We all know the golden New Year resolution where we claim the next semester will be handled totally differently. Or that night just before the exam when we cram the bits of information captured on both sides of numerous A4 papers and thinking how on earth the time flew by without us even noticing. If you do not relate to the above scenarios then one – you should be really proud of yourself, and two, this article will probably add no extra value to you (yet you might grab some new time management hints for the future). However if you can clearly remember the exact moments of panic and despair just before the deadline – the following info can turn your life around in just one go (tested and proven on personal experience of a final year Management undergraduate).
The following method is simple and quite straight forward to ensure ease of practical implementation. I call it 'The Smashing Table'.
- Create an excel table with 6 rows and n number of lines (n=number of enrolled courses). You can draw it by hand if you feel more comfortable this way. Row 1 is 'Course Name'. List the courses in descending order according to their weights (total credits). Row 2 will include 'Course Credits'. That sets a priority base for planning the study sessions later.

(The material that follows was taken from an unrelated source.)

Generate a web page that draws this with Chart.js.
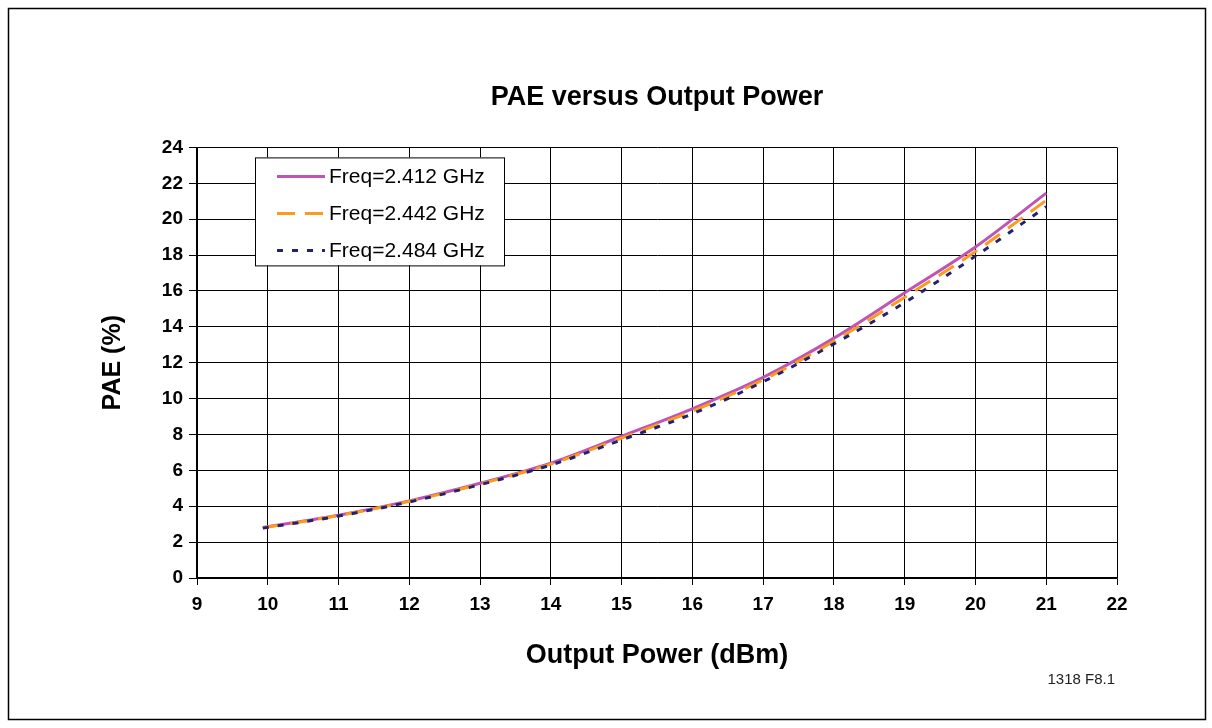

- Row 3 can be named as 'weekly private study hours' – here you should put the number of private study hours estimated by the course coordinators (total amount is usually stated in the course outline). Simply divide the total hours by the number of study weeks estimated for the course. Such an estimation will allow you to know the exact minimum number of hours per week that you should be spending on reading/research/etc. Personally, I find it extremely useful since the final year requires enormous flexibility and knowing the minimum estimate helps to stay on track in highly uncertain conditions.
- Row 4 includes the 'Described assessment method' and its weight in the final course mark. When courses consist of both coursework/essay and exams – knowing the weight of all assignments separately will allow a more accurate allocation of your time and effort (realistic approach to achieving the desired mark).
- Finally, row 5 should include 'assessment deadlines' that will then help you to estimate weeks remaining until the assessment in the 6th row. Row 6 will be the second priority base for estimating which courses require more urgent handling and which can be approached in a more relaxed steady paced manner.
When putting the table together you should remember to be honest and bold with yourself. Asking the following questions allows time management planning to be more realistic and thus actually effective:
- What is my initial goal (marks wise)?
- Are the amount of private study hours going to be enough for me?
- Are there any deadline clashes that will reduce the actual number of weeks left till assessment?